And how does their mess affect you?
(getting bite bit by a rat)
Prior to retiring, I kept both the messiest desk and the messiest office of any set of coworkers I’ve ever known. This was one of those situations where someone could ask me for any document on any day and about 90 to 95% percent of the time, I could produce it immediately. I knew exactly where everything was, yet if anyone else ever tried to search for something, it was a futile effort. Few even tried. It looked like what we used to call in the Marine Corps, that “a paper grenade had been tossed in there”.
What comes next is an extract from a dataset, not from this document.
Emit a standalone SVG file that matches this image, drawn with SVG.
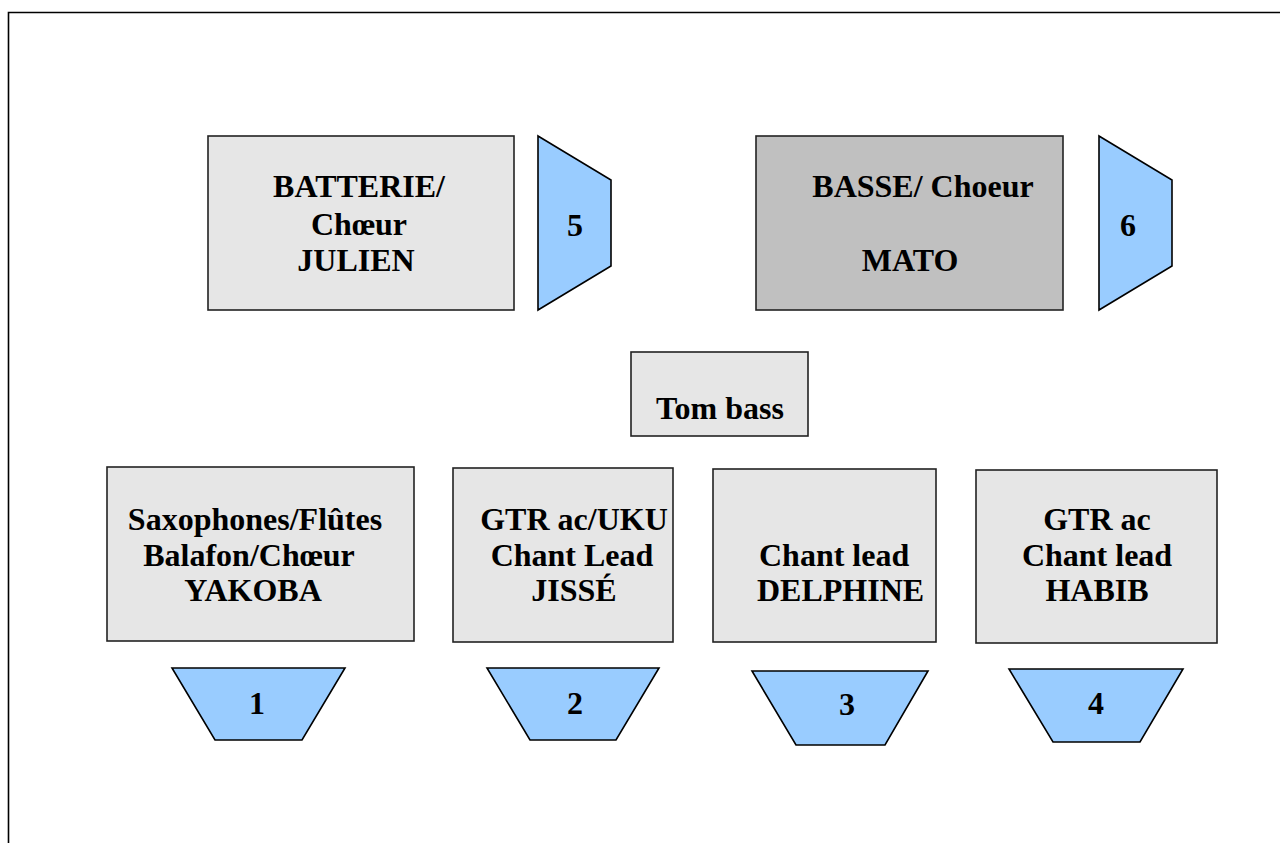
<svg xmlns="http://www.w3.org/2000/svg" width="1280" height="843" viewBox="0 0 1280 843">
<style>
text{font-family:"Liberation Serif","Times New Roman",serif;font-weight:bold;font-size:32px;fill:#000;text-anchor:middle}
.box{fill:#e6e6e6;stroke:#222;stroke-width:1.6}
.dark{fill:#c0c0c0}
.trap{fill:#99ccff;stroke:#000;stroke-width:1.6;stroke-linejoin:miter}
</style>
<rect width="1280" height="843" fill="#fff"/>
<path d="M8.5,843 V12.5 H1280" fill="none" stroke="#000" stroke-width="1.6"/>

<g id="batterie">
<rect class="box" x="208" y="136" width="306" height="174"/>
<text x="359" y="197">BATTERIE/</text>
<text x="359" y="235">Chœur</text>
<text x="356" y="271">JULIEN</text>
</g>
<g id="wedge5">
<polygon class="trap" points="538,136 611,180 611,266 538,310"/>
<text x="575" y="236">5</text>
</g>

<g id="basse">
<rect class="box dark" x="756" y="136" width="307" height="174"/>
<text x="923" y="197">BASSE/ Choeur</text>
<text x="910" y="271">MATO</text>
</g>
<g id="wedge6">
<polygon class="trap" points="1099,136 1172,180 1172,266 1099,310"/>
<text x="1128" y="236">6</text>
</g>

<g id="tombass">
<rect class="box" x="631" y="352" width="177" height="84"/>
<text x="720" y="419">Tom bass</text>
</g>

<g id="yakoba">
<rect class="box" x="107" y="467" width="307" height="174"/>
<text x="255" y="530">Saxophones/Flûtes</text>
<text x="249" y="566">Balafon/Chœur</text>
<text x="253" y="601">YAKOBA</text>
</g>
<g id="jisse">
<rect class="box" x="453" y="468" width="220" height="174"/>
<text x="574" y="530">GTR ac/UKU</text>
<text x="572" y="566">Chant Lead</text>
<text x="574" y="601">JISSÉ</text>
</g>
<g id="delphine">
<rect class="box" x="713" y="469" width="223" height="173"/>
<text x="759" y="566" style="text-anchor:start">Chant lead</text>
<text x="757" y="601" style="text-anchor:start">DELPHINE</text>
</g>
<g id="habib">
<rect class="box" x="976" y="470" width="241" height="173"/>
<text x="1097" y="530">GTR ac</text>
<text x="1097" y="566">Chant lead</text>
<text x="1097" y="601">HABIB</text>
</g>

<g id="wedge1">
<polygon class="trap" points="172,668 345,668 302,740 215,740"/>
<text x="257" y="714">1</text>
</g>
<g id="wedge2">
<polygon class="trap" points="487,668 659,668 616,740 530,740"/>
<text x="575" y="714">2</text>
</g>
<g id="wedge3">
<polygon class="trap" points="752,671 928,671 885,745 796,745"/>
<text x="847" y="715">3</text>
</g>
<g id="wedge4">
<polygon class="trap" points="1009,669 1183,669 1140,742 1053,742"/>
<text x="1096" y="714">4</text>
</g>
<g id="connectors"></g>
</svg>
Rewind the clock or turn back the calendar pages to when I was about six years old, I noticed that at the dining table, my younger brother (13 months my junior) always left a veritable ring of spilled food around his plate when he ate. It didn’t matter what the meal was, what kind of food, it seemed to me that half his servings fed the table more than they fed his face. It was inconceivable to my young mind how he could make such a mess, especially because I, as his elder and example, never did it. In fact, out of four siblings at that time, he being the youngest, he was the only one who was a sloppy eater. Alas, even being over a year of advanced age beyond him, I had no power nor authority, because our mother maintained a strict policy that none of us could parent or boss another. Why she herself never took the same umbrage that I took also escaped my realm of comprehension, because she was a strict disciplinarian in the strictest definitions of the phrase. At the end of each meal, his discards were wiped up and thrown in the rubbish, yet another capital offense in our household, yet overlooked for some odd and never disclosed reason in obvious and decidedly unfair preferential treatment bestowed upon that vile and undeserving knave. His slovenly habit, unchecked in childhood, continued for at least a decade thereafter.
[Caveat: as far as the office is concerned, I never had a desk job while in the Corps, where such messiness never would have been allowed.]